One of the touchstones of ‘modern’ teaching has been this idea that pupils must be engaged with a subject, their little flighty minds must be teased and tempted by treats to get them interested. If this is the case, why the boring Industrial Revolution? Probably because it caused a ‘social’ revolution and anything prior to it in the minds of the indoctrinaires who run our education system is irrelevant, unless of course it can be thoroughly traduced in some way. Doubtless lessons are now taught about inequality, poverty and slavery (for which we must dip our heads in shame and apologise), whilst Trafalgar, Waterloo and Agincourt are glossed over or ignored as rather embarrassing.
Anyway, the final upshot of this conversation was my contention that history should be taught backwards. Both Caroline and I learned more about our history after leaving school, by wide reading, many excellent TV programmes, and in her case research into family history, and that last is where you get a great deal of engagement with the past.
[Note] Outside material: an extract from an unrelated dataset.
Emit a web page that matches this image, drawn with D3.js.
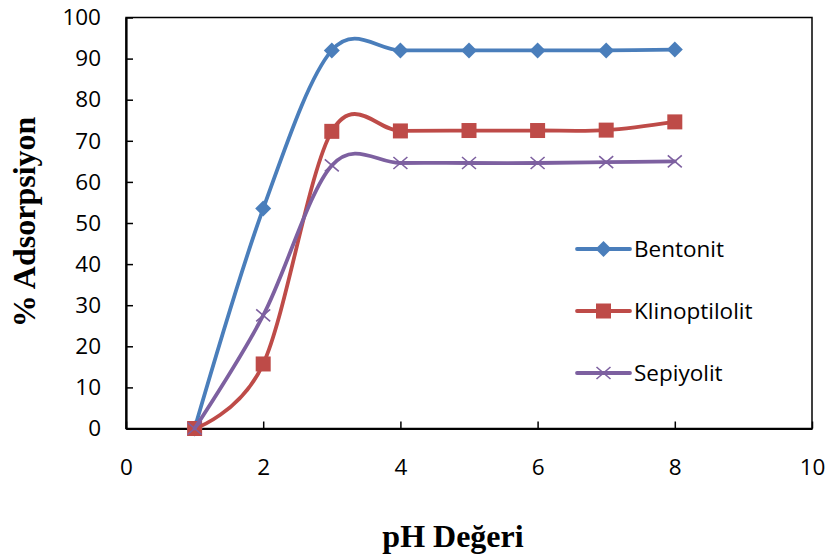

Might it be better to teach history by engaging pupils in this way? Okay kids, find what your grandfather or grandmother did, find out what their parents did and we’ll start from there. Almost certainly some of the pupils will have relatives who fought in the World Wars, almost certainly they’ll have relatives who died of tuberculosis, some will have been evacuated, some in the land army. From this point of engagement the teacher can then move backwards, whilst the pupils know that what is being taught is actually relevant to them.
Of course, one problem with this is the kids must know something of their family’s past. What did dad do? He buggered off. What about your mum and dad? Dunno, I wus in care. Your family history? Take pride in three generations on the dole.